Solar-Powered EV Charging Infrastructure: An African Deep-Dive
A technical and economic guide to solar-first, battery-buffered EV charging — for governments, fleets and commercial partners across Africa.
Why solar-first, battery-buffered EV charging is Africa's fastest path to scale.
Africa's grids were not built for the load profile of ultra-fast EV charging. A single 360 kW stall can draw more instantaneous power than a small industrial park. Multiply that by a highway corridor or a bus depot, and traditional grid-tied charging becomes a non-starter across most of the continent. Solar-powered, battery-buffered infrastructure flips the equation — decoupling the vehicle's charge rate from the grid's delivery rate and unlocking deployments in weak-grid, off-grid and peri-urban locations that would otherwise wait a decade for reinforcement.

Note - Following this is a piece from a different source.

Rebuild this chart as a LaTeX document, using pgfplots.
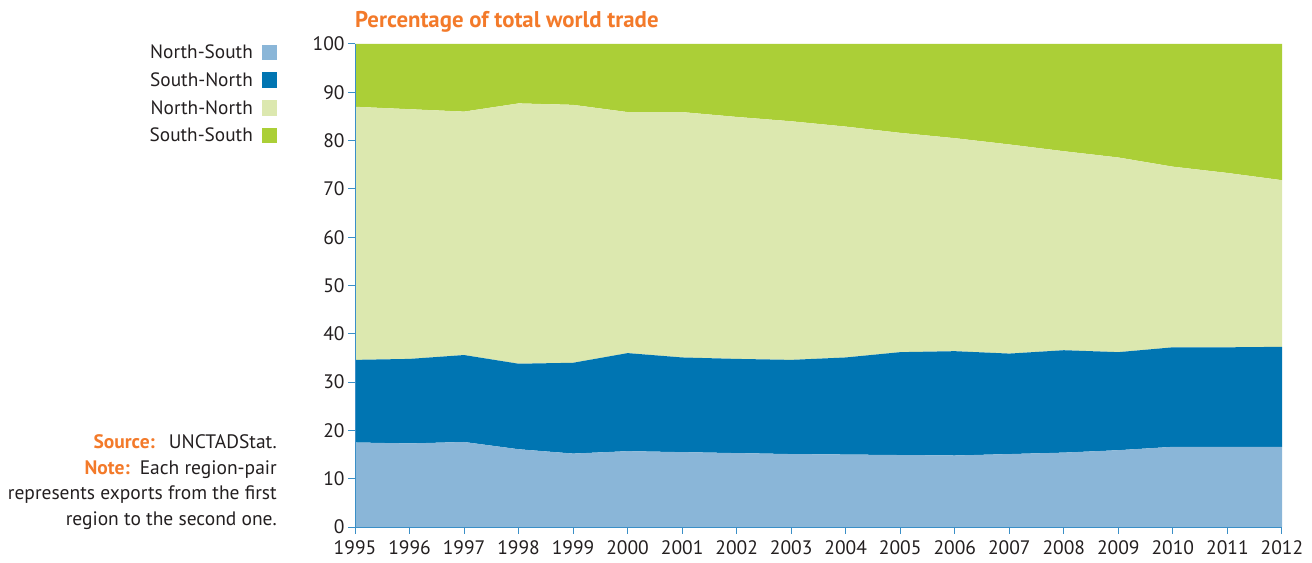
\documentclass[border=0pt]{standalone}
\usepackage{pgfplots}
\pgfplotsset{compat=1.18}
\usepackage{pgfplotstable}
\usepackage{fontspec}
\setmainfont{PT Sans}
\definecolor{ns}{HTML}{8AB6D8}
\definecolor{sn}{HTML}{0075B2}
\definecolor{nn}{HTML}{DCE8AF}
\definecolor{ss}{HTML}{ABCF37}
\definecolor{ax}{HTML}{3A8FC7}
\definecolor{orng}{HTML}{F37A2A}
\definecolor{txt}{HTML}{231F20}

\pgfplotstableread{
year ns sn nn ss
1995 17.5 17.1 52.4 13.0
1996 17.3 17.5 51.7 13.5
1997 17.6 18.0 50.4 14.0
1998 16.1 17.7 53.9 12.3
1999 15.2 18.8 53.4 12.6
2000 15.7 20.3 49.9 14.1
2001 15.5 19.6 50.8 14.1
2002 15.3 19.5 50.1 15.1
2003 15.1 19.5 49.4 16.0
2004 15.0 20.1 47.8 17.1
2005 14.9 21.3 45.4 18.4
2006 14.8 21.6 44.1 19.5
2007 15.1 20.8 43.3 20.8
2008 15.4 21.2 41.2 22.2
2009 15.9 20.3 40.3 23.5
2010 16.6 20.6 37.4 25.4
2011 16.6 20.6 36.1 26.7
2012 16.6 20.7 34.5 28.2
}\data

\begin{document}
\begin{tikzpicture}[font=\fontsize{19.5bp}{23bp}\selectfont]
\path[use as bounding box] (0,0) rectangle (1312bp,563bp);
\begin{axis}[
  at={(355bp,36bp)}, anchor=south west,
  scale only axis, width=927bp, height=483bp,
  xmin=1995, xmax=2012, ymin=0, ymax=100,
  stack plots=y,
  xtick={1995,...,2012}, ytick={0,10,...,100},
  /pgf/number format/assume math mode=true,
  x tick label style={/pgf/number format/1000 sep={}, text=txt, yshift=-3bp},
  y tick label style={text=txt},
  axis x line*=bottom, axis y line*=left,
  axis line style={ax, -, line width=1bp},
  tick style={ax, line width=1bp},
  major tick length=7bp, tick align=outside,
  axis on top,
  legend style={at={(-0.0841,1)}, anchor=north east, draw=none, fill=none,
    legend plot pos=right, legend cell align=right,
    row sep=8.7bp, column sep=9bp, inner sep=0pt,
    font=\fontsize{19.3bp}{23bp}\selectfont,
    nodes={inner sep=0pt, text height=14.5bp, text depth=4.5bp, text=txt}},
  legend image code/.code={\fill[#1] (0bp,-6.5bp) rectangle (15bp,9bp);},
]
\addplot[fill=ns, draw=none] table[x=year, y=ns] {\data} \closedcycle;
\addlegendentry{North-South}
\addplot[fill=sn, draw=none] table[x=year, y=sn] {\data} \closedcycle;
\addlegendentry{South-North}
\addplot[fill=nn, draw=none] table[x=year, y=nn] {\data} \closedcycle;
\addlegendentry{North-North}
\addplot[fill=ss, draw=none] table[x=year, y=ss] {\data} \closedcycle;
\addlegendentry{South-South}
\end{axis}
\node[anchor=base west, text=orng, inner sep=0pt, font=\bfseries\fontsize{22.8bp}{26bp}\selectfont] at (355bp,535bp) {Percentage of total world trade};
\node[anchor=base east, text=txt, inner sep=0pt] at (277bp,114bp) {\textcolor{orng}{\bfseries Source:}\hspace{14bp}UNCTADStat.};
\node[anchor=base east, text=txt, inner sep=0pt] at (277bp,88.5bp) {\textcolor{orng}{\bfseries Note:}\hspace{10bp}Each region-pair};
\node[anchor=base east, text=txt, inner sep=0pt] at (277bp,63bp) {represents exports from the first};
\node[anchor=base east, text=txt, inner sep=0pt] at (277bp,37.5bp) {region to the second one.};
\end{tikzpicture}
\end{document}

The four layers of a solar-first charging node.
Every GMF Mammoth site is a self-contained energy node. The same four-layer stack scales from a single Mini station to a Mega highway corridor:
- PV generation — rooftop or ground-mount solar sized to daily energy demand, not peak power
- Battery buffer — LiFePO₄ storage that decouples charging power from grid or PV output
- Ultra-fast dispensers — 60–360 kW DC per stall, 800V-platform ready, CCS2 and GB/T
- Smart EMS — dispatch logic for solar-first, peak-shaving, off-peak grid arbitrage and V2G
The battery buffer is the invention. Once storage sits between the grid and the vehicle, everything upstream becomes optional — the sun, the utility, the diesel genset — and everything downstream stays constant: fast, reliable, always on.
Why the levelised cost beats diesel and grid-only alternatives.
Utility-scale solar in Africa now clears at $0.03–0.05 per kWh in competitive tenders. Battery storage has dropped past $115/kWh at the pack level. Combined, a solar + storage node delivers ultra-fast charging at a levelised cost of $0.09–0.14 per kWh — well below the $0.25–0.40 per kWh of diesel-backed charging and materially below grid-only fast charging in most African markets once demand charges are included.
- No demand charges — the battery absorbs the peak the grid never sees
- Fuel-free operation — solar generation replaces diesel litres, one for one
- Modular capex — grow from 200 kWh to 2 MWh on the same footprint
- Local content — mounting, civils, cabling and O&M sourced in-country
- Bankable — PV + BESS assets financeable by DFIs, climate funds and green bonds
How to site, size and roll out solar EV charging across a country.
A national rollout follows five repeatable steps. The methodology below is the one GMF Mammoth uses with government partners and commercial operators — refined across sites in Ghana, Nigeria, Egypt and beyond.
- 1 · Corridor + hub mapping — overlay traffic, fleet depots and irradiance to prioritise the first 20 sites
- 2 · Site sizing — match PV kWp, battery kWh and dispenser kW to expected daily energy throughput
- 3 · Grid interface — negotiate a small ancillary connection (100–250 kVA) rather than a costly upgrade
- 4 · Modular build — containerised BESS and pre-fabricated PV canopies deliver in weeks, not years
- 5 · Operate + iterate — telemetry, EMS tuning and V2G rollout compound margins over the asset life
Who this guide is for — and how to move from plan to pilot.
Governments use this framework to structure national EV charging strategies, PPPs and concession tenders. Commercial partners — retail chains, fuel majors, fleet operators, logistics parks — use it to underwrite site economics before capex approval. In both cases, the fastest path from plan to pilot is a two-site programme: one urban Midi hub for taxis and delivery fleets, one corridor Mega node on a high-traffic intercity route.